» **Your objective**
Exclude the pictures and return every line exactly as written.

════════════════════

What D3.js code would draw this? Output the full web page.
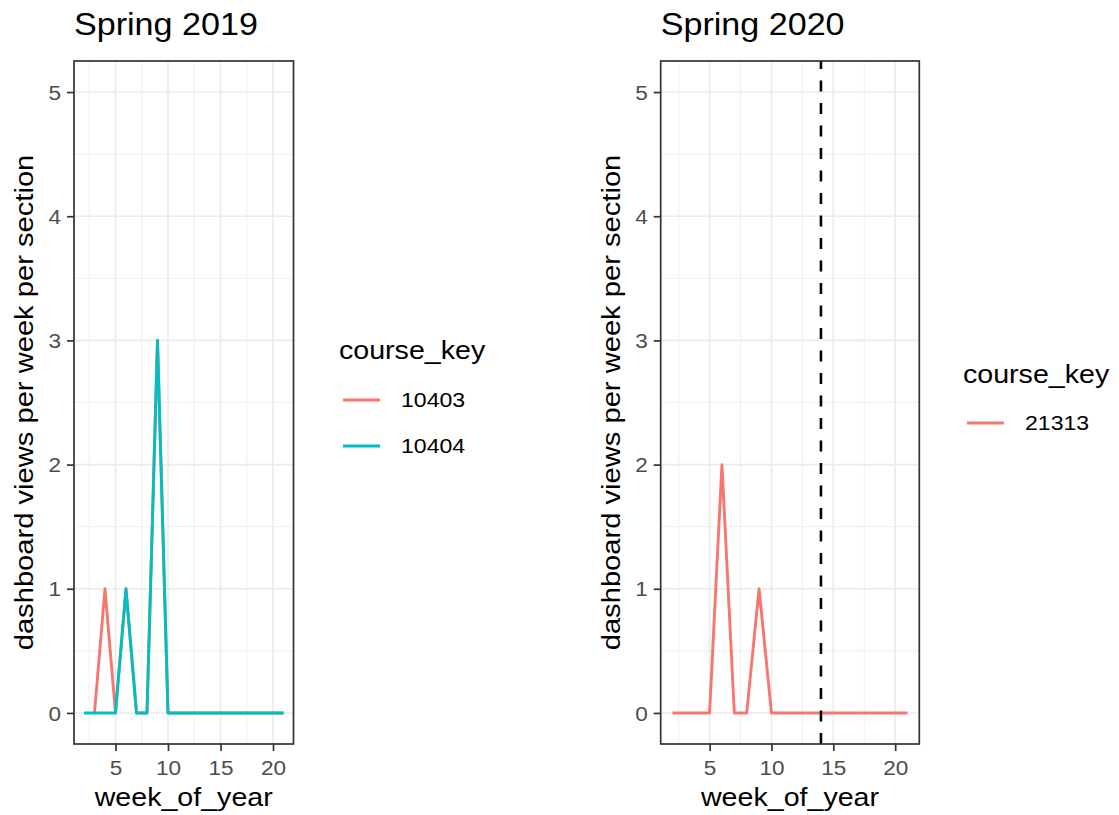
<!DOCTYPE html>
<html>
<head>
<meta charset="utf-8">
<script src="https://cdn.jsdelivr.net/npm/d3@7"></script>
<style>
  body { margin: 0; background: #fff; }
  svg text { font-family: "Liberation Sans", Arial, Helvetica, sans-serif; }
</style>
</head>
<body>
<div id="chart"></div>
<script>
// weekly dashboard views per section
const weeks10403 = [3, 4, 5, 6, 7, 8, 9, 10, 11, 12, 13, 14, 15, 16, 17, 18, 19, 20, 21];
const views10403 = [0, 1, 0, 1, 0, 0, 3, 0, 0, 0, 0, 0, 0, 0, 0, 0, 0, 0, 0];
const weeks10404 = [2, 3, 4, 5, 6, 7, 8, 9, 10, 11, 12, 13, 14, 15, 16, 17, 18, 19, 20, 21];
const views10404 = [0, 0, 0, 0, 1, 0, 0, 3, 0, 0, 0, 0, 0, 0, 0, 0, 0, 0, 0, 0];
const weeks21313 = [2, 3, 4, 5, 6, 7, 8, 9, 10, 11, 12, 13, 14, 15, 16, 17, 18, 19, 20, 21];
const views21313 = [0, 0, 0, 0, 2, 0, 0, 1, 0, 0, 0, 0, 0, 0, 0, 0, 0, 0, 0, 0];
const cutoffWeek2020 = 14;

const xTicks = [5, 10, 15, 20];
const xMinor = [2.5, 7.5, 12.5, 17.5];
const yTicks = [0, 1, 2, 3, 4, 5];
const yMinor = [0.5, 1.5, 2.5, 3.5, 4.5];
const xDomain = [1.05, 21.95];   // 2..21 with ggplot's 5% padding
const yDomain = [-0.25, 5.25];

const colors = { red: "#F8766D", teal: "#00BFC4" };
const SX = 1.1; // text in the reference is a bit wider than plain Arial

const panels = [
    {
        title: "Spring 2019",
        left: 74, right: 293.5,
        series: [
            { key: "10403", weeks: weeks10403, views: views10403, color: colors.red },
            { key: "10404", weeks: weeks10404, views: views10404, color: colors.teal }
        ],
        vline: null,
        legend: { x: 339, titleY: 359, firstY: 400 }
    },
    {
        title: "Spring 2020",
        left: 660.7, right: 919.3,
        series: [
            { key: "21313", weeks: weeks21313, views: views21313, color: colors.red }
        ],
        vline: cutoffWeek2020,
        legend: { x: 963, titleY: 383, firstY: 423 }
    }
];

const panelTop = 61, panelBottom = 744;

const svg = d3.select("#chart").append("svg")
    .attr("width", 1119)
    .attr("height", 815);

function stretch(sel) {
    sel.each(function() {
        const t = d3.select(this);
        const x = +t.attr("x") || 0;
        const y = +t.attr("y") || 0;
        t.attr("transform", `translate(${x},${y}) scale(${SX},1) translate(${-x},${-y})`);
    });
}

panels.forEach(p => {
    const x = d3.scaleLinear().domain(xDomain).range([p.left, p.right]);
    const y = d3.scaleLinear().domain(yDomain).range([panelBottom, panelTop]);
    const g = svg.append("g");

    // grid
    const grid = g.append("g");
    grid.selectAll(".ymin").data(yMinor).join("line")
        .attr("x1", p.left).attr("x2", p.right)
        .attr("y1", d => y(d)).attr("y2", d => y(d))
        .attr("stroke", "#EBEBEB").attr("stroke-width", 0.8);
    grid.selectAll(".xmin").data(xMinor).join("line")
        .attr("y1", panelTop).attr("y2", panelBottom)
        .attr("x1", d => x(d)).attr("x2", d => x(d))
        .attr("stroke", "#EBEBEB").attr("stroke-width", 0.8);
    grid.selectAll(".ymaj").data(yTicks).join("line")
        .attr("x1", p.left).attr("x2", p.right)
        .attr("y1", d => y(d)).attr("y2", d => y(d))
        .attr("stroke", "#EBEBEB").attr("stroke-width", 1.6);
    grid.selectAll(".xmaj").data(xTicks).join("line")
        .attr("y1", panelTop).attr("y2", panelBottom)
        .attr("x1", d => x(d)).attr("x2", d => x(d))
        .attr("stroke", "#EBEBEB").attr("stroke-width", 1.6);

    // series
    const line = d3.line().x(d => x(d[0])).y(d => y(d[1]));
    p.series.forEach(s => {
        g.append("path")
            .datum(s.weeks.map((w, i) => [w, s.views[i]]))
            .attr("d", line)
            .attr("fill", "none")
            .attr("stroke", s.color)
            .attr("stroke-width", 2.9)
            .attr("stroke-linejoin", "round");
    });

    if (p.vline != null) {
        g.append("line")
            .attr("x1", x(p.vline)).attr("x2", x(p.vline))
            .attr("y1", panelBottom).attr("y2", panelTop)
            .attr("stroke", "#000")
            .attr("stroke-width", 2.6)
            .attr("stroke-dasharray", "11,11.5");
    }

    // panel border
    g.append("rect")
        .attr("x", p.left).attr("y", panelTop)
        .attr("width", p.right - p.left).attr("height", panelBottom - panelTop)
        .attr("fill", "none").attr("stroke", "#333").attr("stroke-width", 1.7);

    // axes
    const xAxis = g.append("g")
        .attr("transform", `translate(0,${panelBottom})`)
        .call(d3.axisBottom(x).tickValues(xTicks).tickSize(7).tickPadding(3));
    const yAxis = g.append("g")
        .attr("transform", `translate(${p.left},0)`)
        .call(d3.axisLeft(y).tickValues(yTicks).tickFormat(d3.format("d")).tickSize(7).tickPadding(6));
    [xAxis, yAxis].forEach(a => {
        a.select(".domain").remove();
        a.selectAll(".tick line").attr("stroke", "#333").attr("stroke-width", 1.7);
        a.selectAll(".tick text")
            .attr("fill", "#4D4D4D")
            .style("font-size", "20.5px")
            .style("font-family", "'Liberation Sans', Arial, sans-serif");
    });
    xAxis.selectAll(".tick text").attr("y", 31).attr("dy", null);
    yAxis.selectAll(".tick text").attr("dy", "0.35em");
    stretch(xAxis.selectAll(".tick text"));
    stretch(yAxis.selectAll(".tick text"));

    // titles
    g.append("text")
        .attr("x", p.left).attr("y", 35)
        .style("font-size", "31px")
        .attr("fill", "#000")
        .text(p.title)
        .call(stretch);

    g.append("text")
        .attr("x", (p.left + p.right) / 2).attr("y", 806)
        .attr("text-anchor", "middle")
        .style("font-size", "26px")
        .text("week_of_year")
        .call(stretch);

    g.append("text")
        .attr("text-anchor", "middle")
        .attr("transform", `translate(${p.left - 41},${(panelTop + panelBottom) / 2}) rotate(-90) scale(${SX},1)`)
        .style("font-size", "26.5px")
        .text("dashboard views per week per section");

    // legend
    const lg = svg.append("g");
    lg.append("text")
        .attr("x", p.legend.x).attr("y", p.legend.titleY)
        .style("font-size", "26px")
        .text("course_key")
        .call(stretch);
    p.series.forEach((s, i) => {
        const cy = p.legend.firstY + i * 46;
        lg.append("line")
            .attr("x1", p.legend.x + 4).attr("x2", p.legend.x + 41)
            .attr("y1", cy).attr("y2", cy)
            .attr("stroke", s.color).attr("stroke-width", 2.9);
        lg.append("text")
            .attr("x", p.legend.x + 62).attr("y", cy + 7.5)
            .style("font-size", "21px")
            .text(s.key)
            .call(stretch);
    });
});
</script>
</body>
</html>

════════════════════

» **Problem solution**
What D3.js code would draw this? Output the full web page.
<!DOCTYPE html>
<html>
<head>
<meta charset="utf-8">
<script src="https://cdn.jsdelivr.net/npm/d3@7"></script>
<style>
  body { margin: 0; background: #fff; }
  svg text { font-family: "Liberation Sans", Arial, Helvetica, sans-serif; }
</style>
</head>
<body>
<div id="chart"></div>
<script>
// weekly dashboard views per section
const weeks10403 = [3, 4, 5, 6, 7, 8, 9, 10, 11, 12, 13, 14, 15, 16, 17, 18, 19, 20, 21];
const views10403 = [0, 1, 0, 1, 0, 0, 3, 0, 0, 0, 0, 0, 0, 0, 0, 0, 0, 0, 0];
const weeks10404 = [2, 3, 4, 5, 6, 7, 8, 9, 10, 11, 12, 13, 14, 15, 16, 17, 18, 19, 20, 21];
const views10404 = [0, 0, 0, 0, 1, 0, 0, 3, 0, 0, 0, 0, 0, 0, 0, 0, 0, 0, 0, 0];
const weeks21313 = [2, 3, 4, 5, 6, 7, 8, 9, 10, 11, 12, 13, 14, 15, 16, 17, 18, 19, 20, 21];
const views21313 = [0, 0, 0, 0, 2, 0, 0, 1, 0, 0, 0, 0, 0, 0, 0, 0, 0, 0, 0, 0];
const cutoffWeek2020 = 14;

const xTicks = [5, 10, 15, 20];
const xMinor = [2.5, 7.5, 12.5, 17.5];
const yTicks = [0, 1, 2, 3, 4, 5];
const yMinor = [0.5, 1.5, 2.5, 3.5, 4.5];
const xDomain = [1.05, 21.95];   // 2..21 with ggplot's 5% padding
const yDomain = [-0.25, 5.25];

const colors = { red: "#F8766D", teal: "#00BFC4" };
const SX = 1.1; // text in the reference is a bit wider than plain Arial

const panels = [
    {
        title: "Spring 2019",
        left: 74, right: 293.5,
        series: [
            { key: "10403", weeks: weeks10403, views: views10403, color: colors.red },
            { key: "10404", weeks: weeks10404, views: views10404, color: colors.teal }
        ],
        vline: null,
        legend: { x: 339, titleY: 359, firstY: 400 }
    },
    {
        title: "Spring 2020",
        left: 660.7, right: 919.3,
        series: [
            { key: "21313", weeks: weeks21313, views: views21313, color: colors.red }
        ],
        vline: cutoffWeek2020,
        legend: { x: 963, titleY: 383, firstY: 423 }
    }
];

const panelTop = 61, panelBottom = 744;

const svg = d3.select("#chart").append("svg")
    .attr("width", 1119)
    .attr("height", 815);

function stretch(sel) {
    sel.each(function() {
        const t = d3.select(this);
        const x = +t.attr("x") || 0;
        const y = +t.attr("y") || 0;
        t.attr("transform", `translate(${x},${y}) scale(${SX},1) translate(${-x},${-y})`);
    });
}

panels.forEach(p => {
    const x = d3.scaleLinear().domain(xDomain).range([p.left, p.right]);
    const y = d3.scaleLinear().domain(yDomain).range([panelBottom, panelTop]);
    const g = svg.append("g");

    // grid
    const grid = g.append("g");
    grid.selectAll(".ymin").data(yMinor).join("line")
        .attr("x1", p.left).attr("x2", p.right)
        .attr("y1", d => y(d)).attr("y2", d => y(d))
        .attr("stroke", "#EBEBEB").attr("stroke-width", 0.8);
    grid.selectAll(".xmin").data(xMinor).join("line")
        .attr("y1", panelTop).attr("y2", panelBottom)
        .attr("x1", d => x(d)).attr("x2", d => x(d))
        .attr("stroke", "#EBEBEB").attr("stroke-width", 0.8);
    grid.selectAll(".ymaj").data(yTicks).join("line")
        .attr("x1", p.left).attr("x2", p.right)
        .attr("y1", d => y(d)).attr("y2", d => y(d))
        .attr("stroke", "#EBEBEB").attr("stroke-width", 1.6);
    grid.selectAll(".xmaj").data(xTicks).join("line")
        .attr("y1", panelTop).attr("y2", panelBottom)
        .attr("x1", d => x(d)).attr("x2", d => x(d))
        .attr("stroke", "#EBEBEB").attr("stroke-width", 1.6);

    // series
    const line = d3.line().x(d => x(d[0])).y(d => y(d[1]));
    p.series.forEach(s => {
        g.append("path")
            .datum(s.weeks.map((w, i) => [w, s.views[i]]))
            .attr("d", line)
            .attr("fill", "none")
            .attr("stroke", s.color)
            .attr("stroke-width", 2.9)
            .attr("stroke-linejoin", "round");
    });

    if (p.vline != null) {
        g.append("line")
            .attr("x1", x(p.vline)).attr("x2", x(p.vline))
            .attr("y1", panelBottom).attr("y2", panelTop)
            .attr("stroke", "#000")
            .attr("stroke-width", 2.6)
            .attr("stroke-dasharray", "11,11.5");
    }

    // panel border
    g.append("rect")
        .attr("x", p.left).attr("y", panelTop)
        .attr("width", p.right - p.left).attr("height", panelBottom - panelTop)
        .attr("fill", "none").attr("stroke", "#333").attr("stroke-width", 1.7);

    // axes
    const xAxis = g.append("g")
        .attr("transform", `translate(0,${panelBottom})`)
        .call(d3.axisBottom(x).tickValues(xTicks).tickSize(7).tickPadding(3));
    const yAxis = g.append("g")
        .attr("transform", `translate(${p.left},0)`)
        .call(d3.axisLeft(y).tickValues(yTicks).tickFormat(d3.format("d")).tickSize(7).tickPadding(6));
    [xAxis, yAxis].forEach(a => {
        a.select(".domain").remove();
        a.selectAll(".tick line").attr("stroke", "#333").attr("stroke-width", 1.7);
        a.selectAll(".tick text")
            .attr("fill", "#4D4D4D")
            .style("font-size", "20.5px")
            .style("font-family", "'Liberation Sans', Arial, sans-serif");
    });
    xAxis.selectAll(".tick text").attr("y", 31).attr("dy", null);
    yAxis.selectAll(".tick text").attr("dy", "0.35em");
    stretch(xAxis.selectAll(".tick text"));
    stretch(yAxis.selectAll(".tick text"));

    // titles
    g.append("text")
        .attr("x", p.left).attr("y", 35)
        .style("font-size", "31px")
        .attr("fill", "#000")
        .text(p.title)
        .call(stretch);

    g.append("text")
        .attr("x", (p.left + p.right) / 2).attr("y", 806)
        .attr("text-anchor", "middle")
        .style("font-size", "26px")
        .text("week_of_year")
        .call(stretch);

    g.append("text")
        .attr("text-anchor", "middle")
        .attr("transform", `translate(${p.left - 41},${(panelTop + panelBottom) / 2}) rotate(-90) scale(${SX},1)`)
        .style("font-size", "26.5px")
        .text("dashboard views per week per section");

    // legend
    const lg = svg.append("g");
    lg.append("text")
        .attr("x", p.legend.x).attr("y", p.legend.titleY)
        .style("font-size", "26px")
        .text("course_key")
        .call(stretch);
    p.series.forEach((s, i) => {
        const cy = p.legend.firstY + i * 46;
        lg.append("line")
            .attr("x1", p.legend.x + 4).attr("x2", p.legend.x + 41)
            .attr("y1", cy).attr("y2", cy)
            .attr("stroke", s.color).attr("stroke-width", 2.9);
        lg.append("text")
            .attr("x", p.legend.x + 62).attr("y", cy + 7.5)
            .style("font-size", "21px")
            .text(s.key)
            .call(stretch);
    });
});
</script>
</body>
</html>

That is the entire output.